18.4.1 Application failover behavior
The figure below shows the application failover configuration for two NNMi management servers using the NNMi database. Refer to this figure while reading the rest of this chapter.
A database error might result if you remove a standby server from a cluster and run that server as a stand-alone server, and then you add it back into the cluster. If this occurs, run the following command from the command line:
nnmcluster dbsync
NNMi 11-00 includes a streaming replication feature within application failover whereby database transactions are sent from the active server to the standby server, keeping the standby server in sync with the active server. This eliminates the need for database transaction logs to be imported to the standby server during failover (as was the case in earlier NNMi versions), thus greatly reducing the time needed for the standby server to take over as the active server. Another benefit of this feature is that database backup files are sent from one node to another only if and when needed. This means that, given the regular transmission of database transaction files, the need for sending large database backup files will normally be infrequent.
After you start both servers (active and standby), the standby server detects the active server and requests a database backup from the active server, but does not start network monitoring. This database backup is stored as a single ZIP file. If the standby server already has a ZIP file from a previous cluster-connection, and NNMi finds that the file is already synchronized with the active server, the file is not retransmitted.
While both the active and standby servers are running, the active server periodically sends database transaction logs to the standby server. You can modify the frequency of this data transfer by changing the value of the com.hp.ov.nms.cluster.timeout.archive parameter in the nms-cluster.properties file. These transaction logs accumulate on the standby server and are available on the standby server any time it needs to become active.
The standard data transfer frequency is as follows:
A full backup of the database is transferred every 6 hours.
Transaction logs (database update information) are transferred every 15 minutes. When a large volume of data in the database is updated, transaction logs are transferred more frequently in some cases.

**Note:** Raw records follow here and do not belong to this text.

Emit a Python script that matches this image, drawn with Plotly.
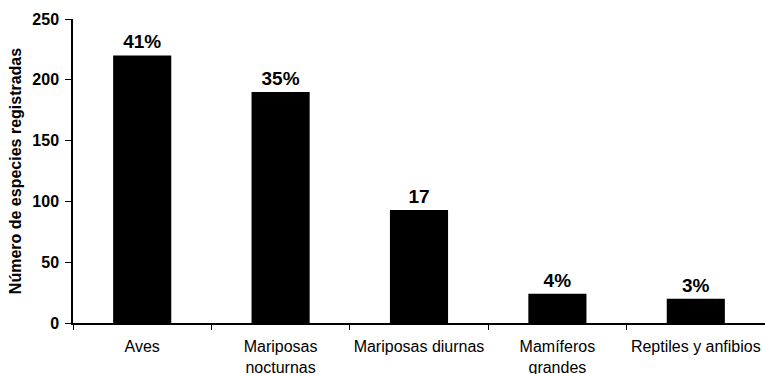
import plotly.graph_objects as go

# Species groups recorded and number of species per group
categorias = ["Aves", "Mariposas<br>nocturnas", "Mariposas diurnas",
              "Mamíferos<br>grandes", "Reptiles y anfibios"]
especies = [220, 190, 93, 24, 20]
etiquetas = ["41%", "35%", "17", "4%", "3%"]
y_ticks = [0, 50, 100, 150, 200, 250]

FONT = "Liberation Sans, Arial, Helvetica, sans-serif"

fig = go.Figure(
    go.Bar(
        x=categorias,
        y=especies,
        text=etiquetas,
        textposition="outside",
        textfont=dict(family=FONT, size=19, color="black", weight="bold"),
        marker=dict(color="black", line=dict(width=0)),
        cliponaxis=False,
    )
)

fig.update_layout(
    width=765,
    height=374,
    margin=dict(l=73, r=0, t=19, b=51),
    paper_bgcolor="white",
    plot_bgcolor="white",
    bargap=0.58,
    showlegend=False,
    font=dict(family=FONT, color="black"),
)

fig.update_xaxes(
    automargin=False,
    tickangle=0,
    showline=True,
    linecolor="black",
    linewidth=1.5,
    ticks="outside",
    tickson="boundaries",
    ticklen=5,
    tickcolor="black",
    tickfont=dict(family=FONT, size=16, color="black"),
    ticklabelstandoff=8,
    showgrid=False,
)

fig.update_yaxes(
    automargin=False,
    range=[0, 250],
    tickvals=y_ticks,
    showline=True,
    linecolor="black",
    linewidth=1.5,
    ticks="outside",
    ticklen=6,
    tickcolor="black",
    tickfont=dict(family=FONT, size=16, color="black", weight="bold"),
    ticklabelstandoff=3,
    showgrid=False,
    zeroline=False,
    title=dict(text="Número de especies registradas",
               font=dict(family=FONT, size=16, color="black", weight="bold"),
               standoff=7),
)

fig.write_html("out.html")
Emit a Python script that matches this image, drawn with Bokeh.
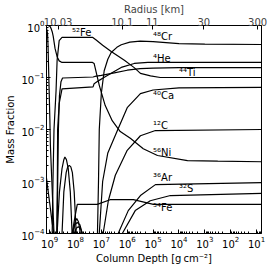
from bokeh.plotting import figure
from bokeh.models import Range1d, FixedTicker, LogAxis, CustomJSTickFormatter
from bokeh.embed import file_html
from bokeh.resources import INLINE

# Values as log10(column depth) and log10(mass fraction)
ni56_lx = [9.12, 9.06, 8.98, 8.94, 8.90, 8.86, 8.79, 8.71, 8.63, 8.52, 7.34, 7.28, 7.08, 6.85, 6.58, 6.27, 5.88, 5.38, 4.83, 3.67, 2.50, 0.80]
ni56_ly = [0.0, 0.0, -0.02, -0.06, -0.12, -0.21, -0.44, -0.60, -0.68, -0.71, -0.71, -0.73, -1.15, -1.54, -1.83, -2.04, -2.17, -2.37, -2.50, -2.60, -2.61, -2.62]
fe52_lx = [8.93, 8.90, 8.87, 8.83, 8.75, 8.71, 8.63, 8.52, 7.33, 7.20, 6.95, 6.62, 6.11, 5.73, 5.49, 5.10, 4.72, 4.00, 0.80]
fe52_ly = [-5.0, -4.0, -3.0, -2.0, -1.25, -0.67, -0.29, -0.23, -0.23, -0.28, -0.38, -0.50, -0.67, -0.81, -0.92, -0.97, -1.0, -1.0, -1.0]
cr48_lx = [7.20, 7.15, 7.11, 7.08, 7.00, 6.89, 6.75, 6.62, 6.40, 6.23, 5.90, 5.50, 5.00, 4.50, 4.00, 3.00, 0.80]
cr48_ly = [-5.0, -4.0, -3.0, -2.0, -1.30, -0.87, -0.65, -0.52, -0.42, -0.37, -0.32, -0.30, -0.31, -0.33, -0.35, -0.36, -0.365]
he4_lx = [9.12, 9.00, 8.90, 8.83, 8.80, 8.72, 8.70, 8.69, 8.63, 8.52, 7.32, 7.28, 7.10, 6.90, 6.62, 6.20, 5.73, 5.20, 0.80]
he4_ly = [-2.94, -3.40, -3.80, -4.00, -5.0, -4.0, -3.0, -2.0, -1.50, -1.22, -1.18, -1.12, -1.06, -1.00, -0.92, -0.80, -0.73, -0.71, -0.71]
ti44_lx = [8.74, 8.70, 8.66, 8.62, 8.56, 8.50, 7.32, 7.25, 7.00, 6.50, 6.00, 5.50, 5.00, 4.00, 0.80]
ti44_ly = [-5.0, -3.5, -2.0, -1.35, -1.08, -1.01, -0.99, -0.98, -0.96, -0.91, -0.86, -0.83, -0.82, -0.81, -0.81]
ca40_lx = [8.56, 8.52, 8.45, 8.36, 8.30, 8.24, 8.18, 8.12, 8.05, 7.97, 7.93, 7.14, 7.08, 6.95, 6.75, 6.38, 6.00, 5.49, 5.00, 4.00, 0.80]
ca40_ly = [-5.0, -4.0, -3.2, -2.83, -2.72, -2.69, -2.72, -2.83, -3.2, -4.0, -5.0, -5.0, -4.0, -3.0, -2.45, -2.02, -1.58, -1.31, -1.24, -1.20, -1.19]
c12_lx = [8.75, 8.71, 8.62, 8.52, 8.45, 8.41, 8.35, 8.28, 8.20, 8.13, 8.09, 7.05, 6.93, 6.73, 6.46, 6.00, 5.49, 4.91, 0.80]
c12_ly = [-5.0, -4.0, -3.2, -2.75, -2.58, -2.53, -2.58, -2.75, -3.2, -4.0, -5.0, -5.0, -4.0, -3.37, -2.88, -2.40, -2.12, -2.02, -2.0]
ar36_lx = [8.17, 8.13, 8.03, 7.93, 7.83, 7.74, 7.70, 6.45, 6.35, 5.96, 5.49, 4.91, 0.80]
ar36_ly = [-5.0, -4.0, -3.83, -3.79, -3.83, -4.0, -5.0, -5.0, -4.0, -3.56, -3.27, -3.06, -3.02]
s32_lx = [8.10, 8.05, 7.97, 7.89, 7.81, 7.73, 7.69, 6.30, 6.19, 5.69, 5.11, 4.33, 0.80]
s32_ly = [-5.0, -4.0, -3.9, -3.87, -3.9, -4.0, -5.0, -5.0, -4.0, -3.56, -3.37, -3.27, -3.23]
fe54_lx = [8.20, 8.13, 8.01, 7.93, 7.16, 6.66, 5.76, 4.99, 0.80]
fe54_ly = [-5.0, -4.0, -3.65, -3.44, -3.44, -3.35, -3.35, -3.44, -3.44]
# unlabelled traces that only show in the deepest layers
deep1_lx = [9.12, 9.08, 9.06, 9.04, 9.02, 8.99, 8.97, 8.93, 8.88, 8.83, 8.80]
deep1_ly = [-0.05, -0.15, -0.40, -0.80, -1.20, -1.80, -2.30, -2.80, -3.40, -4.0, -5.0]
deep2_lx = [8.12, 8.08, 8.02, 7.95, 7.88, 7.81, 7.77]
deep2_ly = [-5.0, -4.0, -3.78, -3.71, -3.78, -4.0, -5.0]

species = [
    (ni56_lx, ni56_ly), (fe52_lx, fe52_ly), (cr48_lx, cr48_ly), (he4_lx, he4_ly),
    (ti44_lx, ti44_ly), (ca40_lx, ca40_ly), (c12_lx, c12_ly), (ar36_lx, ar36_ly),
    (s32_lx, s32_ly), (fe54_lx, fe54_ly), (deep1_lx, deep1_ly), (deep2_lx, deep2_ly),
]

label_text = ["⁵²Fe", "⁴⁸Cr", "⁴He", "⁴⁴Ti", "⁴⁰Ca", "¹²C", "⁵⁶Ni", "³⁶Ar", "³²S", "⁵⁴Fe"]
label_x = [1.35e8, 1e5, 1e5, 1e4, 1e5, 1e5, 1e5, 1e5, 1e4, 1e5]
label_y = [0.74, 0.62, 0.235, 0.126, 0.045, 0.012, 3.6e-3, 1.2e-3, 7.4e-4, 3.2e-4]

radius_labels = ["10.03", "10.1", "11", "30", "300"]
radius_depth = [4.7e8, 1.55e6, 1.07e5, 1.1e3, 9.1]

x_ticks = [1e1, 1e2, 1e3, 1e4, 1e5, 1e6, 1e7, 1e8, 1e9]
y_ticks = [1e-4, 1e-3, 1e-2, 1e-1, 1.0]

FONT = "DejaVu Sans"

p = figure(width=275, height=268, x_axis_type="log", y_axis_type="log",
           x_range=Range1d(10**9.12, 10**0.81), y_range=Range1d(1e-4, 1.0),
           output_backend="svg", toolbar_location=None,
           min_border_left=46, min_border_right=14, min_border_top=25, min_border_bottom=35)
p.xgrid.visible = False
p.ygrid.visible = False
p.outline_line_color = "black"
p.outline_line_width = 1
p.background_fill_color = "white"
p.border_fill_color = "white"

p.title.text = "Radius [km]"
p.title.align = "center"
p.title.text_font = FONT
p.title.text_font_size = "10px"
p.title.text_font_style = "normal"
p.title.standoff = 0
p.title.offset = 0

xminor = [m * t for t in [1e0] + x_ticks for m in range(2, 10)]
yminor = [m * t for t in [1e-5] + y_ticks for m in range(2, 10)]
p.xaxis.ticker = FixedTicker(ticks=x_ticks, minor_ticks=xminor)
p.yaxis.ticker = FixedTicker(ticks=y_ticks, minor_ticks=yminor)

for ax in [p.xaxis[0], p.yaxis[0]]:
    ax.major_label_text_font = FONT
    ax.major_label_text_font_size = "10px"
    ax.major_label_text_color = "black"
    ax.axis_label_text_font = FONT
    ax.axis_label_text_font_size = "10px"
    ax.axis_label_text_font_style = "normal"
    ax.axis_label_text_color = "black"
    ax.major_tick_in = 4
    ax.major_tick_out = 0
    ax.minor_tick_in = 2
    ax.minor_tick_out = 0
    ax.major_label_standoff = 2
    ax.axis_label_standoff = 2
    ax.axis_line_color = "black"

p.xaxis.axis_label = "Column Depth [g\u2009cm\u207b\u00b2]"
p.yaxis.axis_label = "Mass Fraction"

top = LogAxis(ticker=FixedTicker(ticks=radius_depth, minor_ticks=[]),
              formatter=CustomJSTickFormatter(args=dict(vals=radius_depth, labs=radius_labels), code="""
let best = 0; let d = Infinity;
for (let i = 0; i < vals.length; i++) {
  const e = Math.abs(Math.log10(vals[i]) - Math.log10(tick));
  if (e < d) { d = e; best = i; }
}
return labs[best];
"""))
top.major_label_text_font = FONT
top.major_label_text_font_size = "10px"
top.major_tick_in = 4
top.major_tick_out = 0
top.minor_tick_in = 0
top.minor_tick_out = 0
top.major_label_standoff = 0
p.add_layout(top, "above")

for lx, ly in species:
    p.line([10**v for v in lx], [10**v for v in ly], line_color="black", line_width=1.2)

p.text(x=label_x, y=label_y, text=label_text, text_font_size="10px",
       text_align="left", text_baseline="middle", text_color="black",
       text_font={"value": FONT})

open("out.html", "w").write(file_html(p, INLINE))
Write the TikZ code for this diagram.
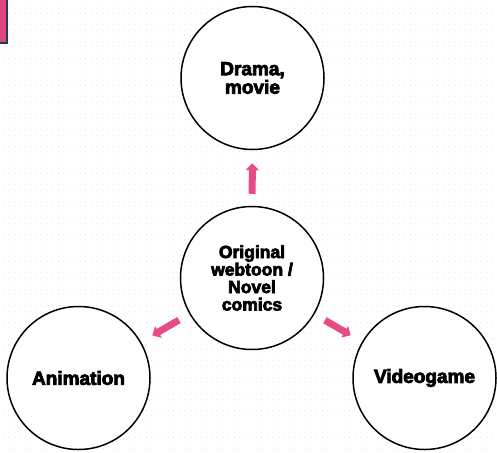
\documentclass[tikz,border=0pt]{standalone}
\usepackage{fontspec}
\newfontfamily\heavy{Liberation Sans}[UprightFont={* Bold},FakeBold=4]
\usetikzlibrary{arrows.meta}
\definecolor{pinkarrow}{HTML}{E84C86}
\definecolor{pinkbox}{HTML}{E0457B}
\definecolor{navy}{HTML}{1F3A5F}
\definecolor{dotgray}{HTML}{EDEDED}
\tikzset{
  bubble/.style={circle,draw=black,line width=1.5pt,fill=white,minimum size=143pt,inner sep=0pt,align=center},
  bigtext/.style={font=\heavy\fontsize{19}{18.5}\selectfont},
  smalltext/.style={font=\heavy\fontsize{17.5}{17.5}\selectfont},
  flow/.style={draw=pinkarrow,line width=7pt,-{Triangle[width=13pt,length=7pt]},shorten <=12pt,shorten >=13pt}
}
\begin{document}
\begin{tikzpicture}[x=1pt,y=-1pt]
\useasboundingbox (0,0) rectangle (497,452);
\fill[white] (0,0) rectangle (497,452);
\foreach \i in {0,...,90}{
  \foreach \j in {0,...,82}{
    \fill[dotgray] ({3+\i*5.5-0.5},{3+\j*5.5-0.5}) rectangle +(1,1);
  }
}
\fill[pinkbox,draw=navy,line width=2pt] (-3,-3) rectangle (7,43);
\node[bubble,bigtext] (top) at (252.5,78) {Drama,\\movie};
\node[bubble,smalltext] (center) at (252,278) {Original\\webtoon /\\Novel\\comics};
\node[bubble,bigtext] (left) at (78.5,378) {Animation};
\node[bubble,bigtext] (right) at (424.5,378) {Videogame};
\draw[flow] (center) -- (top);
\draw[flow] (center) -- (left);
\draw[flow] (center) -- (right);
\end{tikzpicture}
\end{document}
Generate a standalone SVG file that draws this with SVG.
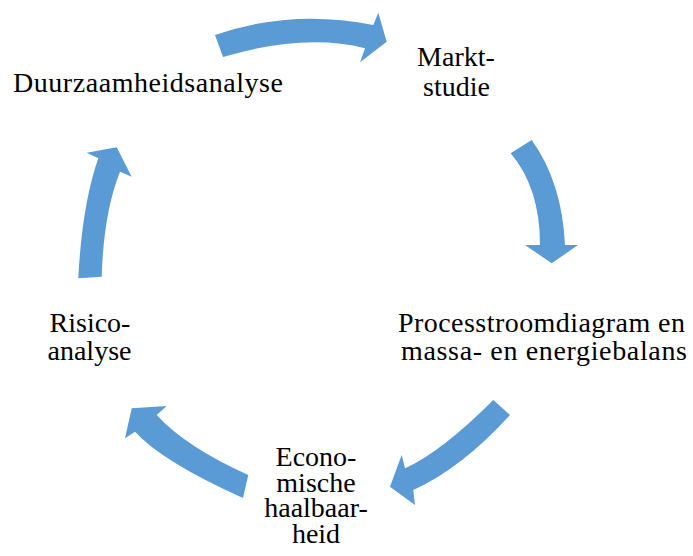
<svg xmlns="http://www.w3.org/2000/svg" width="693" height="556" viewBox="0 0 693 556">
<style>
text{font-family:'Liberation Serif','Times New Roman',serif;font-size:28px;fill:#000;}
.mid{text-anchor:middle;}
.arr{fill:#5B9BD5;stroke:none;}
</style>
<rect width="693" height="556" fill="#FFFFFF"/>
<g id="connectors">
<path class="arr" d="M215,35 Q291,8.5 373.3,25 L378.3,12.7 L386.7,41.7 L360,62.3 L365,48.3 Q304,33 223,57 Z"/>
<path class="arr" d="M531.7,140 Q562,182 565,245 L578,245 L551.7,263.3 L525,245 L540,245 Q540,188 510.7,153.3 Z"/>
<path class="arr" d="M510,415 Q461.5,468.3 413.3,490 L415,505 L390,486.7 L401.7,455 L405,468.3 Q441.3,452 493.3,400 Z"/>
<path class="arr" d="M248.3,475 Q185.6,446.8 156.7,415 L166.7,406 L131.7,408.3 L125,438.3 L135,431.7 Q162.2,461.6 243,498 Z"/>
<path class="arr" d="M78.3,278.3 Q82,205 98.3,158.3 L86.7,152.7 L116.7,147.3 L131.7,176.7 L120,171.7 Q103.6,212.7 101.7,276.7 Z"/>
</g>
<g id="node-markt">
<text class="mid" x="456" y="66">Markt-</text>
<text class="mid" x="456.5" y="96">studie</text>
</g>
<g id="node-process">
<text x="398" y="332" textLength="287">Processtroomdiagram en</text>
<text x="401" y="360" textLength="286">massa- en energiebalans</text>
</g>
<g id="node-econ">
<text class="mid" x="316" y="466">Econo-</text>
<text class="mid" x="316" y="492">mische</text>
<text class="mid" x="316" y="517">haalbaar-</text>
<text class="mid" x="316" y="543">heid</text>
</g>
<g id="node-risico">
<text class="mid" x="90" y="332">Risico-</text>
<text class="mid" x="89.5" y="360">analyse</text>
</g>
<g id="node-duurzaam">
<text x="13" y="92" textLength="270">Duurzaamheidsanalyse</text>
</g>
</svg>
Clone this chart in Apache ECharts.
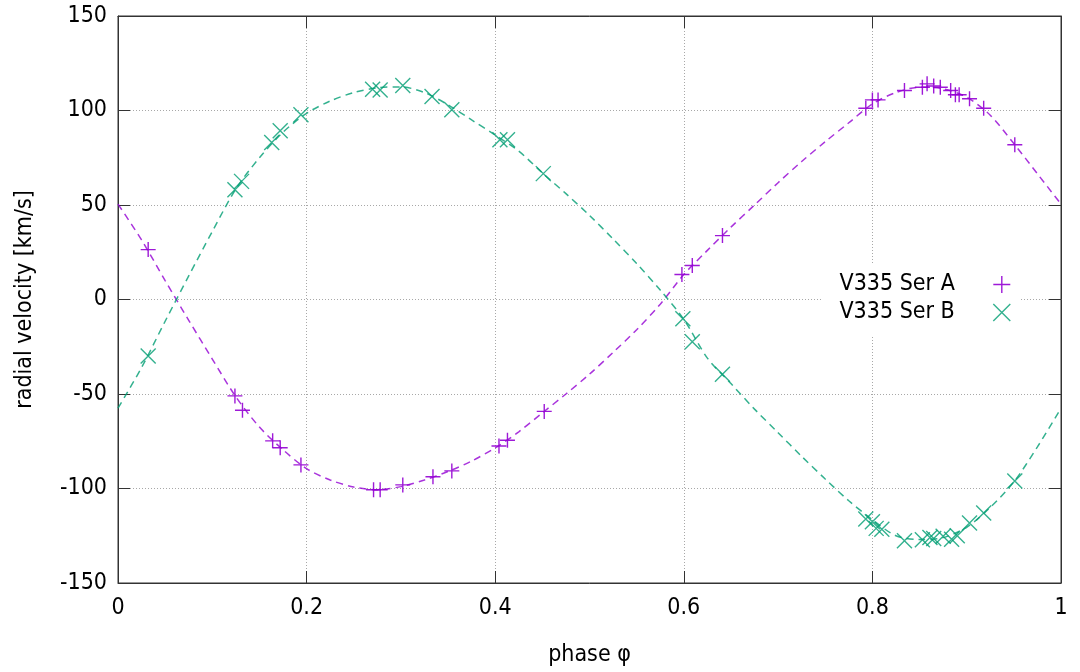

Updates made while data is being transferred are not inherited.
When the standby server receives a full database backup from the active server, it places the information into the NNMi database. The standby server also creates a recovery.conf file to inform the NNMi database that it must incorporate all received transaction logs before it becomes available to other services. If the active server becomes unavailable for any reason, the standby server becomes active by executing the ovstart command to start the NNMi services. The standby NNMi management server imports the transaction logs before starting the remaining NNMi services.
Database files are stored under the following directory:
Windows: %NnmDataDir%shared\nnm\databases\
Linux: $NnmDataDir/shared/nnm/databases/
In the application failover configuration, three directories (Postgres, Postgres_standby, and Postgres_OLD) are created under this directory. These directories are used for the following purposes:
Postgres: Stores database data received during operation or for a standby purpose.
Postgres_standby: Stores data sent from the active server to the standby server.
Postgres.OLD: Used by the standby server for saving old Postgres data when new data is received.
If the active server fails, the standby server begins discovery and polling activities. This transition keeps NNMi monitoring and polling your network while you diagnose and repair the failed system.
- Important
NNMi performs resynchronization following a failover in an application failover configuration. This might delay the updating of statuses and incidents.
During resynchronization, a message similar to the following might be displayed, but this is not a problem:
Updating of statuses and incidents was delayed because the Causal Engine queue is full. This might be due to resynchronization performed after a failover, restoration of a backup, or manual resynchronization in an application failover configuration.